▶ AIM OF THE TASK: Each entry below should be echoed exactly, with pictures omitted.

▶ Charts and diagrams as code:
┄┄┄┄┄┄┄┄┄┄

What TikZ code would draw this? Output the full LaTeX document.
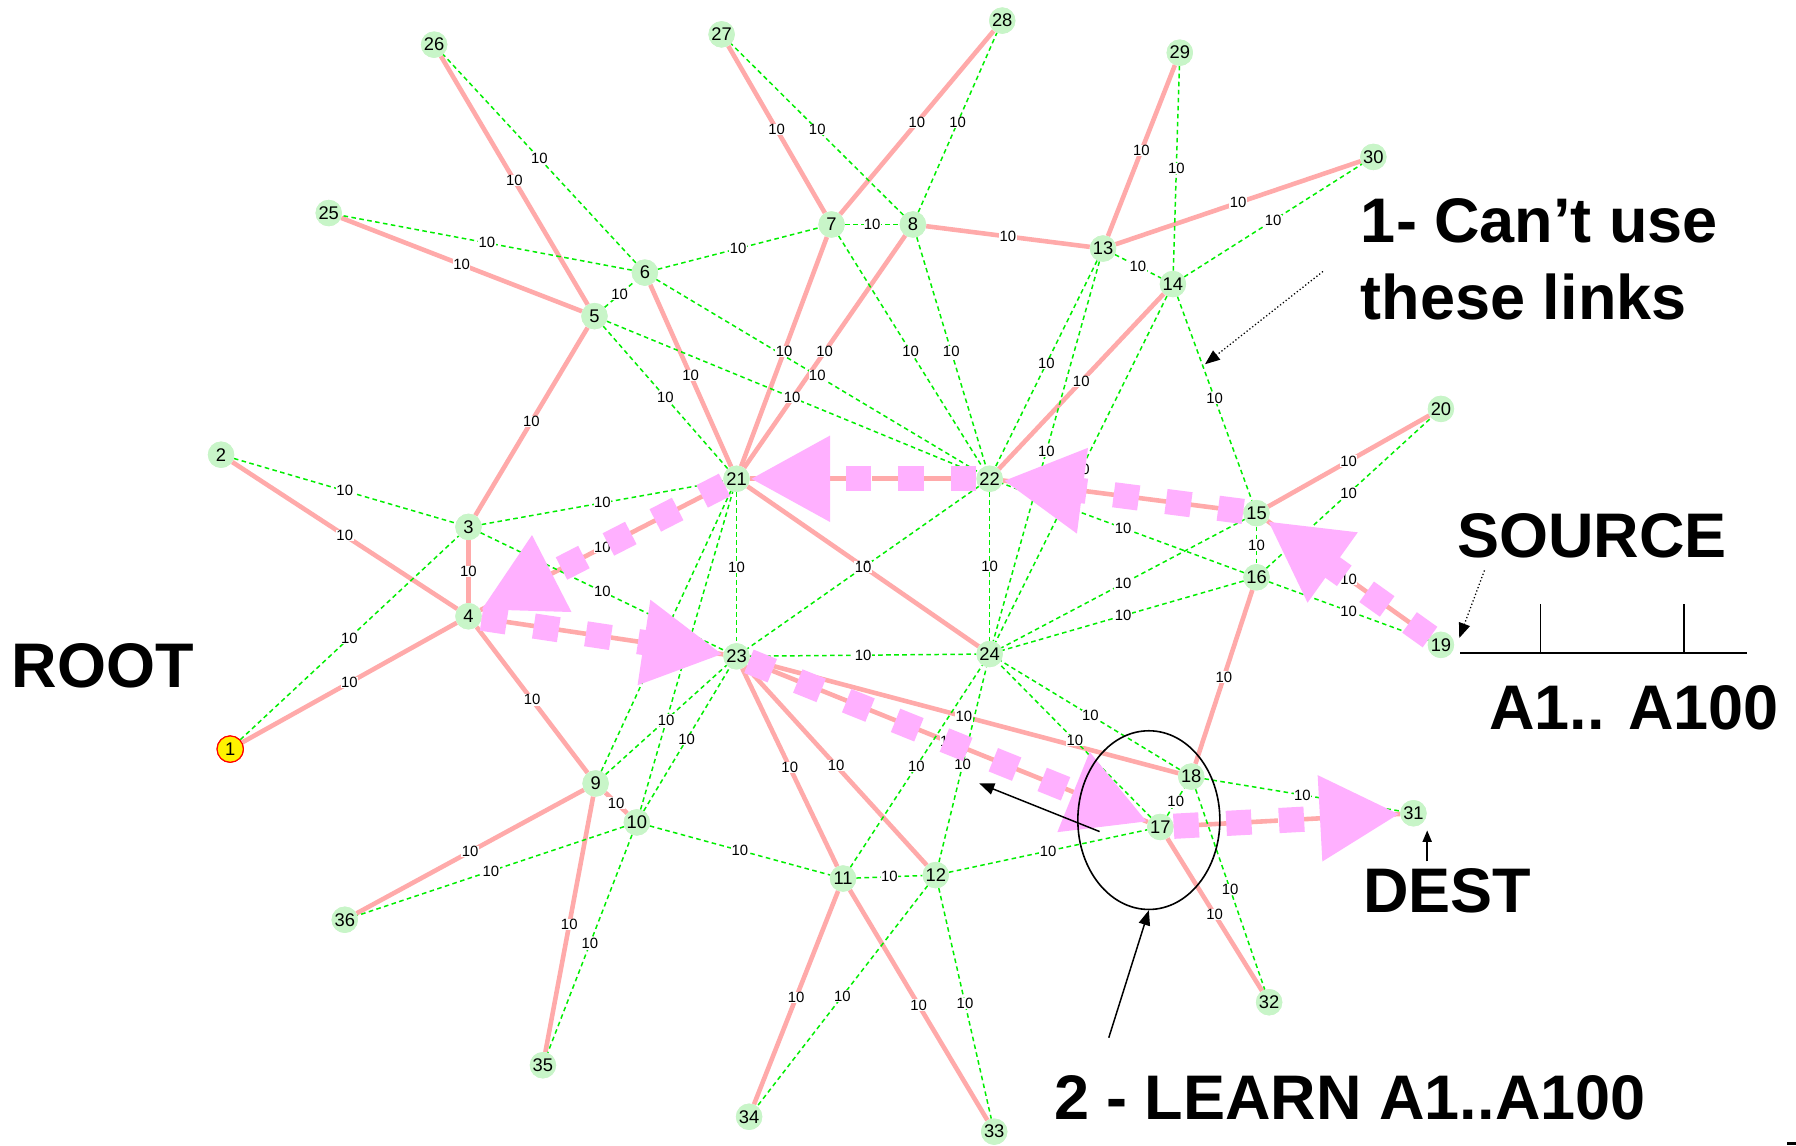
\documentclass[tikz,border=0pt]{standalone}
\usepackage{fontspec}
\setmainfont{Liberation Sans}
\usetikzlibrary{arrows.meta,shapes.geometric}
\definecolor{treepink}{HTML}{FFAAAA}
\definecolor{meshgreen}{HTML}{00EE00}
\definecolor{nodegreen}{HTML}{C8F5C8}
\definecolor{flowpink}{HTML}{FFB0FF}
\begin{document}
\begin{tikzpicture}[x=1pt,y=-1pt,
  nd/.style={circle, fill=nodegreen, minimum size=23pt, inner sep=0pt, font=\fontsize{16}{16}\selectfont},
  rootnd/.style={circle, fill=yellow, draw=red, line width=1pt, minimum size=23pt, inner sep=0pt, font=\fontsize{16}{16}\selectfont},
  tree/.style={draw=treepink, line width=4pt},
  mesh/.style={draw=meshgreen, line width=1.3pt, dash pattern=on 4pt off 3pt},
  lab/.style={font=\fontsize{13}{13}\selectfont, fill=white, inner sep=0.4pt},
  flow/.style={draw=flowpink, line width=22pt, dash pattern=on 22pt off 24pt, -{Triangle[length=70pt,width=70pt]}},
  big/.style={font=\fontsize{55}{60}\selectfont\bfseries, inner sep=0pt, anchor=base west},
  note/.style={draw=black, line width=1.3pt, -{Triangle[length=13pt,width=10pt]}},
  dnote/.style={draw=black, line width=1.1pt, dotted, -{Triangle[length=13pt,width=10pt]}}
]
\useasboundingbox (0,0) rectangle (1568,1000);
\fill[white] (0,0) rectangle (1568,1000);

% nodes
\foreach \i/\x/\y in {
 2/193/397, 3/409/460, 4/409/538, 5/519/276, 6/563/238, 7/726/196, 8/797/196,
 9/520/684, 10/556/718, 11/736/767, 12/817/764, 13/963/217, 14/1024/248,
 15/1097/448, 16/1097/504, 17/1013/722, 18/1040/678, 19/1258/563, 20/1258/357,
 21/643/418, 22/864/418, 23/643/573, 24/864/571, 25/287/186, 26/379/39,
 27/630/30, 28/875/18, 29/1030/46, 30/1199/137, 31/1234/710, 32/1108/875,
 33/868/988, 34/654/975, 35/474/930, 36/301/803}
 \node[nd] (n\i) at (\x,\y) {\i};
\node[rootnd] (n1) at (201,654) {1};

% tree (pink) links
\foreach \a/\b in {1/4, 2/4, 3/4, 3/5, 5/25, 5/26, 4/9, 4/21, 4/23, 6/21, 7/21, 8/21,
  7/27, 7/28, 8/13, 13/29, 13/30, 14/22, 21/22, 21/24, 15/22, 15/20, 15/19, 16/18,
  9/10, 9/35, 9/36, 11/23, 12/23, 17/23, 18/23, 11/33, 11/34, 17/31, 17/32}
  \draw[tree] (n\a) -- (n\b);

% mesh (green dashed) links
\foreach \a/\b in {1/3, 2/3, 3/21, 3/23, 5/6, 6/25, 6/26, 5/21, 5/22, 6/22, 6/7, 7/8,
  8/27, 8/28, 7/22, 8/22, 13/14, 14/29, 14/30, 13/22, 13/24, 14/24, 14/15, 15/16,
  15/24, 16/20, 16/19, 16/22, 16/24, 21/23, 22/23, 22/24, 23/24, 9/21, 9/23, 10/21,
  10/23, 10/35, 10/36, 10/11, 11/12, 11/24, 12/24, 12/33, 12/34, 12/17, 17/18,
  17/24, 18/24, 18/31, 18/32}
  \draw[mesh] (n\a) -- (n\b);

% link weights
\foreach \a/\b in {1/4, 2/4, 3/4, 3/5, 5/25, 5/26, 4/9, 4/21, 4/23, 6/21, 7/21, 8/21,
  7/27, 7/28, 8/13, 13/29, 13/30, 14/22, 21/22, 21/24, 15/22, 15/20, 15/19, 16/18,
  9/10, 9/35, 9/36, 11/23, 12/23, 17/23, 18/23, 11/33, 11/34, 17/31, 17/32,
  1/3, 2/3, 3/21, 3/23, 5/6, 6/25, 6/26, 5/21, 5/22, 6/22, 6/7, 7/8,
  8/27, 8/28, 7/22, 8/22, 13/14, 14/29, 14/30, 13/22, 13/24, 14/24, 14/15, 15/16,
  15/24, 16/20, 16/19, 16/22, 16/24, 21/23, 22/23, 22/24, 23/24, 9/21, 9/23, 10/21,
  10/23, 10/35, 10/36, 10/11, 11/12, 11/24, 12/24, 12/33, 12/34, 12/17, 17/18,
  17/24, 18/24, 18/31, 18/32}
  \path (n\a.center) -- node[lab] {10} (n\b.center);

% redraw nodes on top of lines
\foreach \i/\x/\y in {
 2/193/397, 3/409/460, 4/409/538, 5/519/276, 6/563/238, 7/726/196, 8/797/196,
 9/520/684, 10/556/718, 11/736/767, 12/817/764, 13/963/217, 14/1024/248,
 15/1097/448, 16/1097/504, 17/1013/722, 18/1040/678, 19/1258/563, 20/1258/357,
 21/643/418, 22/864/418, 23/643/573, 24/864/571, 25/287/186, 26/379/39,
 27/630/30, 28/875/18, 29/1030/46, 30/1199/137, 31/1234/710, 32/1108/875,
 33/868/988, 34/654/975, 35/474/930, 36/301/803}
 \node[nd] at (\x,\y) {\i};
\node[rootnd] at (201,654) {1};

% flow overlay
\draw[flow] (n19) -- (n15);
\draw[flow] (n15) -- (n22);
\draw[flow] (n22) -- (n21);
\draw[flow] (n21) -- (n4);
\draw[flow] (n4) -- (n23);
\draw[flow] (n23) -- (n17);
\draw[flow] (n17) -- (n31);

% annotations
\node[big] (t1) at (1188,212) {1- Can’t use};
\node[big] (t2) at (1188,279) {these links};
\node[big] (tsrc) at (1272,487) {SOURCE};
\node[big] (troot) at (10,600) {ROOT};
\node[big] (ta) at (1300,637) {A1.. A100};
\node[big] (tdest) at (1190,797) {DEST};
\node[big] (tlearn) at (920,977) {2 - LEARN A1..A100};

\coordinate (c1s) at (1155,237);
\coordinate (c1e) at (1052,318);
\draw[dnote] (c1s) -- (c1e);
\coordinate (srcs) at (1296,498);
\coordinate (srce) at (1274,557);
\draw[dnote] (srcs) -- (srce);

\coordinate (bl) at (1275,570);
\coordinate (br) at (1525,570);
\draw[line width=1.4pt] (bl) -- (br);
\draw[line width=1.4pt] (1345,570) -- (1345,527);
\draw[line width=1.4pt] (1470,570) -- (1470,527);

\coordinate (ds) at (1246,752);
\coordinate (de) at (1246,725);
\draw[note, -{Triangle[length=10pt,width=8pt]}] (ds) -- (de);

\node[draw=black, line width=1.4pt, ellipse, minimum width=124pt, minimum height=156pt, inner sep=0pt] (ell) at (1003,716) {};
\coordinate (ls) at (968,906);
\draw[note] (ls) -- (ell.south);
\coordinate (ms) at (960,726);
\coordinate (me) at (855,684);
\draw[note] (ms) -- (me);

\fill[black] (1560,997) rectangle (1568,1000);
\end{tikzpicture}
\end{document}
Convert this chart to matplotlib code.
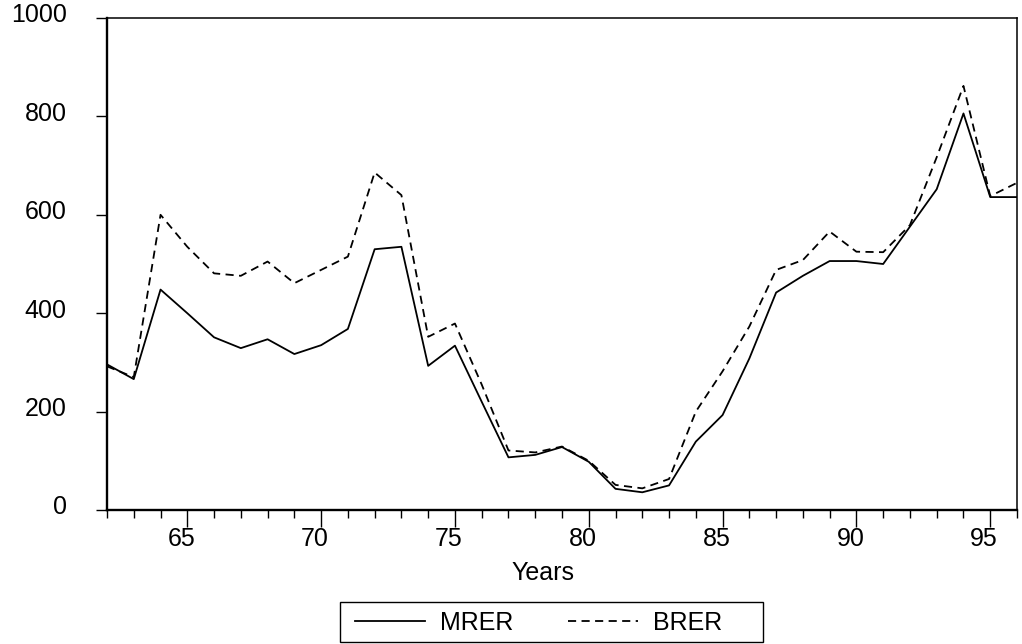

┄┄┄┄┄┄┄┄┄┄

▶ ANSWER TO THE EXERCISE:
What TikZ code would draw this? Output the full LaTeX document.
\documentclass[tikz,border=0pt]{standalone}
\usepackage{fontspec}
\setmainfont{Liberation Sans}
\usetikzlibrary{arrows.meta,shapes.geometric}
\definecolor{treepink}{HTML}{FFAAAA}
\definecolor{meshgreen}{HTML}{00EE00}
\definecolor{nodegreen}{HTML}{C8F5C8}
\definecolor{flowpink}{HTML}{FFB0FF}
\begin{document}
\begin{tikzpicture}[x=1pt,y=-1pt,
  nd/.style={circle, fill=nodegreen, minimum size=23pt, inner sep=0pt, font=\fontsize{16}{16}\selectfont},
  rootnd/.style={circle, fill=yellow, draw=red, line width=1pt, minimum size=23pt, inner sep=0pt, font=\fontsize{16}{16}\selectfont},
  tree/.style={draw=treepink, line width=4pt},
  mesh/.style={draw=meshgreen, line width=1.3pt, dash pattern=on 4pt off 3pt},
  lab/.style={font=\fontsize{13}{13}\selectfont, fill=white, inner sep=0.4pt},
  flow/.style={draw=flowpink, line width=22pt, dash pattern=on 22pt off 24pt, -{Triangle[length=70pt,width=70pt]}},
  big/.style={font=\fontsize{55}{60}\selectfont\bfseries, inner sep=0pt, anchor=base west},
  note/.style={draw=black, line width=1.3pt, -{Triangle[length=13pt,width=10pt]}},
  dnote/.style={draw=black, line width=1.1pt, dotted, -{Triangle[length=13pt,width=10pt]}}
]
\useasboundingbox (0,0) rectangle (1568,1000);
\fill[white] (0,0) rectangle (1568,1000);

% nodes
\foreach \i/\x/\y in {
 2/193/397, 3/409/460, 4/409/538, 5/519/276, 6/563/238, 7/726/196, 8/797/196,
 9/520/684, 10/556/718, 11/736/767, 12/817/764, 13/963/217, 14/1024/248,
 15/1097/448, 16/1097/504, 17/1013/722, 18/1040/678, 19/1258/563, 20/1258/357,
 21/643/418, 22/864/418, 23/643/573, 24/864/571, 25/287/186, 26/379/39,
 27/630/30, 28/875/18, 29/1030/46, 30/1199/137, 31/1234/710, 32/1108/875,
 33/868/988, 34/654/975, 35/474/930, 36/301/803}
 \node[nd] (n\i) at (\x,\y) {\i};
\node[rootnd] (n1) at (201,654) {1};

% tree (pink) links
\foreach \a/\b in {1/4, 2/4, 3/4, 3/5, 5/25, 5/26, 4/9, 4/21, 4/23, 6/21, 7/21, 8/21,
  7/27, 7/28, 8/13, 13/29, 13/30, 14/22, 21/22, 21/24, 15/22, 15/20, 15/19, 16/18,
  9/10, 9/35, 9/36, 11/23, 12/23, 17/23, 18/23, 11/33, 11/34, 17/31, 17/32}
  \draw[tree] (n\a) -- (n\b);

% mesh (green dashed) links
\foreach \a/\b in {1/3, 2/3, 3/21, 3/23, 5/6, 6/25, 6/26, 5/21, 5/22, 6/22, 6/7, 7/8,
  8/27, 8/28, 7/22, 8/22, 13/14, 14/29, 14/30, 13/22, 13/24, 14/24, 14/15, 15/16,
  15/24, 16/20, 16/19, 16/22, 16/24, 21/23, 22/23, 22/24, 23/24, 9/21, 9/23, 10/21,
  10/23, 10/35, 10/36, 10/11, 11/12, 11/24, 12/24, 12/33, 12/34, 12/17, 17/18,
  17/24, 18/24, 18/31, 18/32}
  \draw[mesh] (n\a) -- (n\b);

% link weights
\foreach \a/\b in {1/4, 2/4, 3/4, 3/5, 5/25, 5/26, 4/9, 4/21, 4/23, 6/21, 7/21, 8/21,
  7/27, 7/28, 8/13, 13/29, 13/30, 14/22, 21/22, 21/24, 15/22, 15/20, 15/19, 16/18,
  9/10, 9/35, 9/36, 11/23, 12/23, 17/23, 18/23, 11/33, 11/34, 17/31, 17/32,
  1/3, 2/3, 3/21, 3/23, 5/6, 6/25, 6/26, 5/21, 5/22, 6/22, 6/7, 7/8,
  8/27, 8/28, 7/22, 8/22, 13/14, 14/29, 14/30, 13/22, 13/24, 14/24, 14/15, 15/16,
  15/24, 16/20, 16/19, 16/22, 16/24, 21/23, 22/23, 22/24, 23/24, 9/21, 9/23, 10/21,
  10/23, 10/35, 10/36, 10/11, 11/12, 11/24, 12/24, 12/33, 12/34, 12/17, 17/18,
  17/24, 18/24, 18/31, 18/32}
  \path (n\a.center) -- node[lab] {10} (n\b.center);

% redraw nodes on top of lines
\foreach \i/\x/\y in {
 2/193/397, 3/409/460, 4/409/538, 5/519/276, 6/563/238, 7/726/196, 8/797/196,
 9/520/684, 10/556/718, 11/736/767, 12/817/764, 13/963/217, 14/1024/248,
 15/1097/448, 16/1097/504, 17/1013/722, 18/1040/678, 19/1258/563, 20/1258/357,
 21/643/418, 22/864/418, 23/643/573, 24/864/571, 25/287/186, 26/379/39,
 27/630/30, 28/875/18, 29/1030/46, 30/1199/137, 31/1234/710, 32/1108/875,
 33/868/988, 34/654/975, 35/474/930, 36/301/803}
 \node[nd] at (\x,\y) {\i};
\node[rootnd] at (201,654) {1};

% flow overlay
\draw[flow] (n19) -- (n15);
\draw[flow] (n15) -- (n22);
\draw[flow] (n22) -- (n21);
\draw[flow] (n21) -- (n4);
\draw[flow] (n4) -- (n23);
\draw[flow] (n23) -- (n17);
\draw[flow] (n17) -- (n31);

% annotations
\node[big] (t1) at (1188,212) {1- Can’t use};
\node[big] (t2) at (1188,279) {these links};
\node[big] (tsrc) at (1272,487) {SOURCE};
\node[big] (troot) at (10,600) {ROOT};
\node[big] (ta) at (1300,637) {A1.. A100};
\node[big] (tdest) at (1190,797) {DEST};
\node[big] (tlearn) at (920,977) {2 - LEARN A1..A100};

\coordinate (c1s) at (1155,237);
\coordinate (c1e) at (1052,318);
\draw[dnote] (c1s) -- (c1e);
\coordinate (srcs) at (1296,498);
\coordinate (srce) at (1274,557);
\draw[dnote] (srcs) -- (srce);

\coordinate (bl) at (1275,570);
\coordinate (br) at (1525,570);
\draw[line width=1.4pt] (bl) -- (br);
\draw[line width=1.4pt] (1345,570) -- (1345,527);
\draw[line width=1.4pt] (1470,570) -- (1470,527);

\coordinate (ds) at (1246,752);
\coordinate (de) at (1246,725);
\draw[note, -{Triangle[length=10pt,width=8pt]}] (ds) -- (de);

\node[draw=black, line width=1.4pt, ellipse, minimum width=124pt, minimum height=156pt, inner sep=0pt] (ell) at (1003,716) {};
\coordinate (ls) at (968,906);
\draw[note] (ls) -- (ell.south);
\coordinate (ms) at (960,726);
\coordinate (me) at (855,684);
\draw[note] (ms) -- (me);

\fill[black] (1560,997) rectangle (1568,1000);
\end{tikzpicture}
\end{document}
Convert this chart to matplotlib code.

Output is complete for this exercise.